Let's just be real, it was Thanksgiving - I ate! Of course I ate! I had plenty of yummy, non-diet foods. I enjoyed myself and every scrumptious bite that I put into my mouth. But it isn't the same! First, I didn't have any dessert. Now, anyone who knows me knows the insane sweet tooth that I have. Cookies, brownies, cakes....if there were no sweets in the world I'd be thin as a rail! But I used discretion yesterday, and I am IMMENSELY proud of myself for it.
My mind is controlling my body, instead of allowing my body to dictate what we were going to eat, when and how much. Those days are long gone. This thing is SO mental. It really is all in your mind.
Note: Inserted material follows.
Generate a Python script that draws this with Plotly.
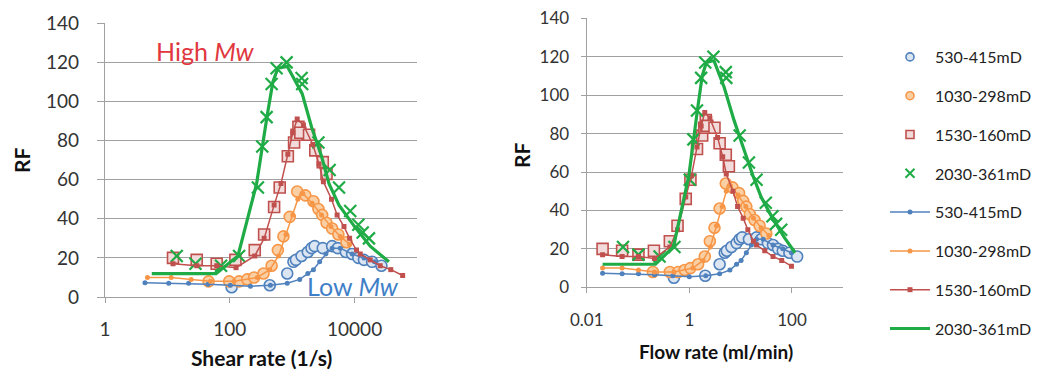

I didn't bring home leftovers, and my friend tried to get me to bring home cake and I refused. If that cake is in this house, it's going to get eaten! I said I'm progressing, I'm not delusional.
Before we left for dinner yesterday I worked out, and yesterday morning I couldn't resist - I got on the scale and I'm down 3lbs since Monday!!!!!!!!!!!!!!!! Atop that amazing victory, I got back on this morning, just to assess the damage - and I didn't gain a pound as a result of all my Thanksgiving indulgences.
I hate to come off boastful. I know that there are some of you reading this that are in this same fight with me. I blog to let you know that it's POSSIBLE! Yes, I'm only down a few pounds, but it's so much more than that. I'm proving to myself who's boss. I am NOT a slave to food, or to my lack of discipline, and that brings me more pleasure than any number on a scale. Take heart, readers! Love you all.